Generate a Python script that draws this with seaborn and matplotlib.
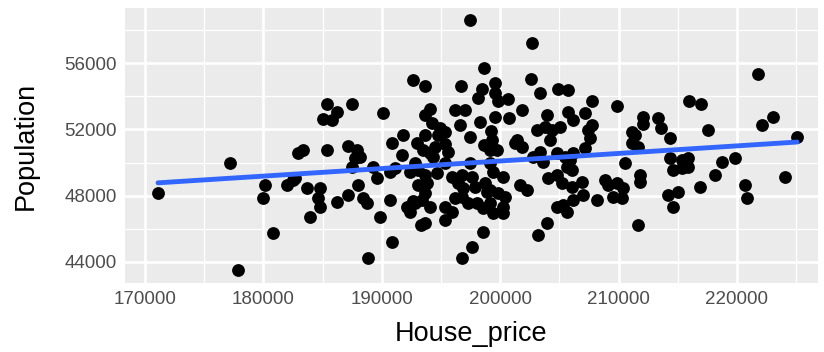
import pandas as pd
import seaborn as sns
import matplotlib.pyplot as plt
from matplotlib.ticker import MultipleLocator

# values (house price vs population)
house_price = [
    171100, 177180, 177860, 180140, 179970, 180810, 181990, 182500, 182920, 182670,
    183350, 185370, 185370, 185030, 185790, 186220, 183680, 184780, 184610, 184780,
    183940, 187480, 190100, 187150, 187910, 188160, 187740, 190860, 191790, 191710,
    187480, 189260, 189600, 190690, 191120, 192380, 187990, 187150, 186220, 188410,
    188750, 190690, 189850, 190860, 192130, 188840, 192640, 192380, 193310, 192970,
    192640, 197450, 198630, 193650, 196690, 198460, 198130, 194070, 193650, 196180,
    197030, 196610, 198290, 194240, 194920, 195340, 197450, 193650, 194750, 195340,
    194490, 193480, 195590, 194070, 194330, 198630, 199140, 199220, 199310, 193060,
    193650, 194660, 195930, 196770, 197620, 193060, 193820, 196440, 196860, 197870,
    198720, 198890, 193650, 193400, 192800, 194070, 196180, 196770, 197280, 195340,
    195930, 195340, 198040, 198550, 199140, 193650, 198550, 197620, 196770, 192800,
    195340, 197450, 199560, 199560, 199810, 200660, 202600, 202690, 201840, 199560,
    200740, 203360, 204880, 205730, 203950, 205730, 206150, 201250, 201840, 203110,
    203780, 204380, 205050, 204210, 201420, 199730, 203360, 202770, 204800, 205470,
    206150, 203620, 205640, 206060, 200240, 199140, 199390, 204040, 204800, 205220,
    201670, 202260, 199140, 199810, 200410, 200240, 199390, 200240, 206060, 206150,
    204800, 205310, 205640, 203950, 203190, 207160, 207750, 207420, 207160, 207750,
    207590, 205900, 206910, 206990, 209870, 212060, 213330, 213580, 212060, 215950,
    216960, 217550, 223040, 222110, 225070, 214340, 211130, 211390, 211130, 211640,
    221770, 210540, 211810, 211810, 208850, 209110, 209870, 210370, 209530, 210290,
    208180, 214340, 215360, 215860, 214600, 215360, 215860, 214170, 215020, 214600,
    216880, 218140, 218730, 219830, 220680, 220850, 224050, 211640,
]
population = [
    48160, 49970, 43520, 48640, 47860, 45750, 48640, 48940, 50570, 49060,
    50750, 50750, 53530, 52620, 52560, 53050, 48460, 48460, 47860, 47320,
    46710, 53530, 52990, 50990, 50750, 50330, 50270, 51180, 51660, 50450,
    49730, 49730, 49060, 49430, 49670, 49430, 48640, 48040, 47620, 47860,
    47560, 47740, 46710, 45210, 47320, 44240, 47680, 47010, 46230, 51180,
    54980, 58590, 55700, 54610, 54610, 54430, 53890, 53230, 52860, 53170,
    53170, 52260, 52440, 52380, 52080, 51840, 51540, 51660, 51660, 51120,
    50930, 50750, 50630, 50570, 50330, 51060, 50750, 51900, 51360, 49550,
    49250, 49370, 49130, 49250, 49130, 48640, 48760, 48760, 48460, 48520,
    48760, 48220, 48160, 47740, 47560, 47320, 47860, 47920, 47560, 47320,
    47010, 46530, 47560, 47260, 47560, 46350, 45810, 44900, 44240, 49970,
    49970, 49970, 54790, 54190, 53710, 53830, 55040, 57210, 53170, 52740,
    52680, 54190, 54430, 54370, 52860, 53050, 52560, 51180, 50930, 51960,
    52140, 51960, 52140, 51360, 51360, 50750, 50630, 50330, 50570, 50330,
    50570, 50030, 49730, 49550, 49130, 49970, 49430, 49060, 49250, 48760,
    48640, 48340, 48340, 48160, 47920, 47320, 46950, 46950, 48520, 47740,
    47320, 47440, 47010, 46350, 45630, 50870, 52260, 51960, 52990, 53710,
    51480, 50150, 48820, 48040, 53410, 52740, 52680, 52080, 52320, 53710,
    53530, 51960, 52740, 52260, 51540, 51480, 51840, 51660, 51180, 50930,
    55340, 49970, 49250, 48820, 48940, 48640, 48760, 48460, 47920, 47860,
    47740, 50270, 50150, 50270, 49550, 49670, 49730, 48040, 48220, 47320,
    48520, 49250, 50030, 50270, 48640, 47860, 49130, 46230,
]

df = pd.DataFrame({"House_price": house_price, "Population": population})

sns.set_style("darkgrid", {"axes.facecolor": "#EBEBEB", "grid.color": "white"})
plt.rcParams["font.family"] = ["Liberation Sans", "DejaVu Sans"]

fig = plt.figure(figsize=(8.24, 3.52), dpi=100)
ax = fig.add_axes([0.1517, 0.196, 0.841, 0.781])

sns.regplot(data=df, x="House_price", y="Population", ax=ax, ci=None,
            scatter_kws={"s": 85, "color": "black", "linewidths": 0, "alpha": 1},
            line_kws={"color": "#3366FF", "lw": 3.5})

ax.set_xlim(168311, 226841)
ax.set_ylim(42732, 59317)
ax.xaxis.set_major_locator(MultipleLocator(10000))
ax.yaxis.set_major_locator(MultipleLocator(4000))
ax.xaxis.set_minor_locator(MultipleLocator(5000))
ax.yaxis.set_minor_locator(MultipleLocator(2000))
ax.grid(which="major", color="white", lw=1.9)
ax.grid(which="minor", color="white", lw=0.9)
ax.set_axisbelow(True)
for s in ax.spines.values():
    s.set_visible(False)

ax.tick_params(which="major", length=4, width=1.2, color="#333333",
               labelsize=13.5, labelcolor="#4D4D4D", pad=2)
ax.tick_params(which="minor", length=0)
ax.set_xlabel("House_price", fontsize=19.5, color="black", labelpad=9)
ax.set_ylabel("Population", fontsize=19.5, color="black", labelpad=18)

fig.savefig("out.png", dpi=100)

_ _ _ _ _

Please take the lines from the beginning of the data above through the line holding "from matplotlib.ticker import MultipleLocator" and transcribe them exactly, without any pictures.

Written answer:
Generate a Python script that draws this with seaborn and matplotlib.
import pandas as pd
import seaborn as sns
import matplotlib.pyplot as plt
from matplotlib.ticker import MultipleLocator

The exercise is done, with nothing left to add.